The request: Repeat all of the material below exactly as written, images excluded.

▼▼▼

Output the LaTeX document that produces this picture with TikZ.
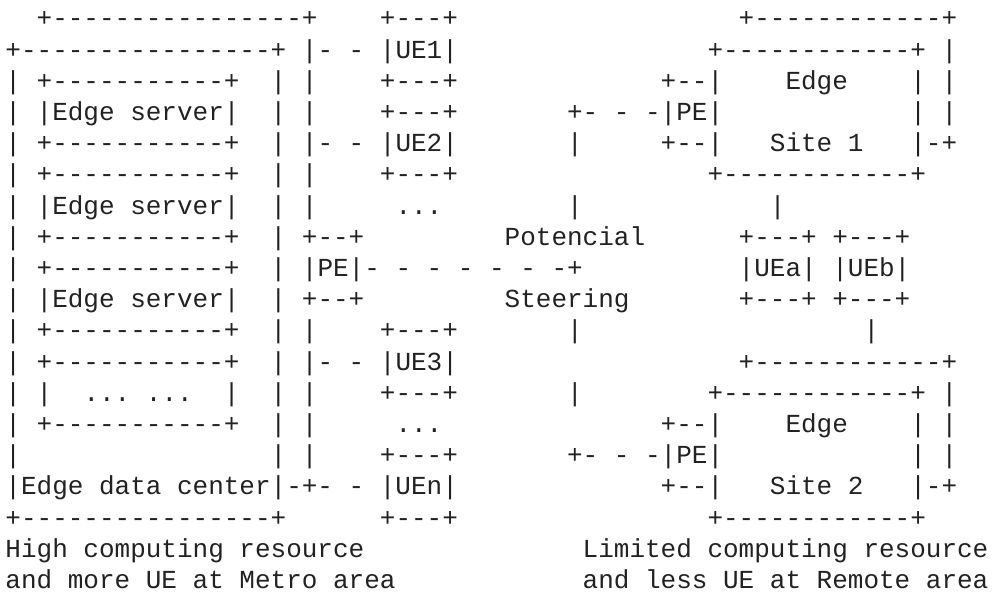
\documentclass[tikz,border=0pt]{standalone}
\usepackage{fontspec}
\setmonofont{Liberation Mono}
\definecolor{ink}{HTML}{222222}
\begin{document}
\begin{tikzpicture}
    [x=15.6pt, y=-31.2pt,
     ascii/.style={anchor=base west, inner sep=0pt, outer sep=0pt, text=ink,
                   font=\ttfamily\fontsize{26pt}{31.2pt}\selectfont}]
    \useasboundingbox (-5.5pt,27pt) rectangle (988.5pt,-566pt);
    % row/column/text of every piece of the sketch
    \foreach \r/\c/\t in {
        0/2/{+----------------+}, 0/24/{+---+}, 0/47/{+------------+},
        1/0/{+----------------+}, 1/19/{|- - |UE1|}, 1/45/{+------------+ |},
        2/0/{| +-----------+}, 2/17/{| |}, 2/24/{+---+}, 2/42/{+--|}, 2/50/{Edge}, 2/58/{| |},
        3/0/{| |Edge server|}, 3/17/{| |}, 3/24/{+---+}, 3/36/{+- - -|PE|}, 3/58/{| |},
        4/0/{| +-----------+}, 4/17/{| |- - |UE2|}, 4/36/{|}, 4/42/{+--|}, 4/49/{Site 1}, 4/58/{|-+},
        5/0/{| +-----------+}, 5/17/{| |}, 5/24/{+---+}, 5/45/{+------------+},
        6/0/{| |Edge server|}, 6/17/{| |}, 6/25/{...}, 6/36/{|}, 6/49/{|},
        7/0/{| +-----------+}, 7/17/{| +--+}, 7/32/{Potencial}, 7/47/{+---+ +---+},
        8/0/{| +-----------+}, 8/17/{| |PE|- - - - - - -+}, 8/47/{|UEa| |UEb|},
        9/0/{| |Edge server|}, 9/17/{| +--+}, 9/32/{Steering}, 9/47/{+---+ +---+},
        10/0/{| +-----------+}, 10/17/{| |}, 10/24/{+---+}, 10/36/{|}, 10/55/{|},
        11/0/{| +-----------+}, 11/17/{| |- - |UE3|}, 11/47/{+------------+},
        12/0/{| |}, 12/5/{... ...}, 12/14/{|}, 12/17/{| |}, 12/24/{+---+}, 12/36/{|}, 12/45/{+------------+ |},
        13/0/{| +-----------+}, 13/17/{| |}, 13/25/{...}, 13/42/{+--|}, 13/50/{Edge}, 13/58/{| |},
        14/0/{|}, 14/17/{| |}, 14/24/{+---+}, 14/36/{+- - -|PE|}, 14/58/{| |},
        15/0/{|Edge data center|-+- - |UEn|}, 15/42/{+--|}, 15/49/{Site 2}, 15/58/{|-+},
        16/0/{+----------------+}, 16/24/{+---+}, 16/45/{+------------+},
        17/0/{High computing resource}, 17/37/{Limited computing resource},
        18/0/{and more UE at Metro area}, 18/37/{and less UE at Remote area}}
        \node[ascii] (piece-\r-\c) at (\c,\r) {\t};
\end{tikzpicture}
\end{document}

▲▲▲

Output for this exercise:
Output the LaTeX document that produces this picture with TikZ.
\documentclass[tikz,border=0pt]{standalone}
\usepackage{fontspec}
\setmonofont{Liberation Mono}
\definecolor{ink}{HTML}{222222}
\begin{document}
\begin{tikzpicture}
    [x=15.6pt, y=-31.2pt,
     ascii/.style={anchor=base west, inner sep=0pt, outer sep=0pt, text=ink,
                   font=\ttfamily\fontsize{26pt}{31.2pt}\selectfont}]
    \useasboundingbox (-5.5pt,27pt) rectangle (988.5pt,-566pt);
    % row/column/text of every piece of the sketch
    \foreach \r/\c/\t in {
        0/2/{+----------------+}, 0/24/{+---+}, 0/47/{+------------+},
        1/0/{+----------------+}, 1/19/{|- - |UE1|}, 1/45/{+------------+ |},
        2/0/{| +-----------+}, 2/17/{| |}, 2/24/{+---+}, 2/42/{+--|}, 2/50/{Edge}, 2/58/{| |},
        3/0/{| |Edge server|}, 3/17/{| |}, 3/24/{+---+}, 3/36/{+- - -|PE|}, 3/58/{| |},
        4/0/{| +-----------+}, 4/17/{| |- - |UE2|}, 4/36/{|}, 4/42/{+--|}, 4/49/{Site 1}, 4/58/{|-+},
        5/0/{| +-----------+}, 5/17/{| |}, 5/24/{+---+}, 5/45/{+------------+},
        6/0/{| |Edge server|}, 6/17/{| |}, 6/25/{...}, 6/36/{|}, 6/49/{|},
        7/0/{| +-----------+}, 7/17/{| +--+}, 7/32/{Potencial}, 7/47/{+---+ +---+},
        8/0/{| +-----------+}, 8/17/{| |PE|- - - - - - -+}, 8/47/{|UEa| |UEb|},
        9/0/{| |Edge server|}, 9/17/{| +--+}, 9/32/{Steering}, 9/47/{+---+ +---+},
        10/0/{| +-----------+}, 10/17/{| |}, 10/24/{+---+}, 10/36/{|}, 10/55/{|},
        11/0/{| +-----------+}, 11/17/{| |- - |UE3|}, 11/47/{+------------+},
        12/0/{| |}, 12/5/{... ...}, 12/14/{|}, 12/17/{| |}, 12/24/{+---+}, 12/36/{|}, 12/45/{+------------+ |},
        13/0/{| +-----------+}, 13/17/{| |}, 13/25/{...}, 13/42/{+--|}, 13/50/{Edge}, 13/58/{| |},
        14/0/{|}, 14/17/{| |}, 14/24/{+---+}, 14/36/{+- - -|PE|}, 14/58/{| |},
        15/0/{|Edge data center|-+- - |UEn|}, 15/42/{+--|}, 15/49/{Site 2}, 15/58/{|-+},
        16/0/{+----------------+}, 16/24/{+---+}, 16/45/{+------------+},
        17/0/{High computing resource}, 17/37/{Limited computing resource},
        18/0/{and more UE at Metro area}, 18/37/{and less UE at Remote area}}
        \node[ascii] (piece-\r-\c) at (\c,\r) {\t};
\end{tikzpicture}
\end{document}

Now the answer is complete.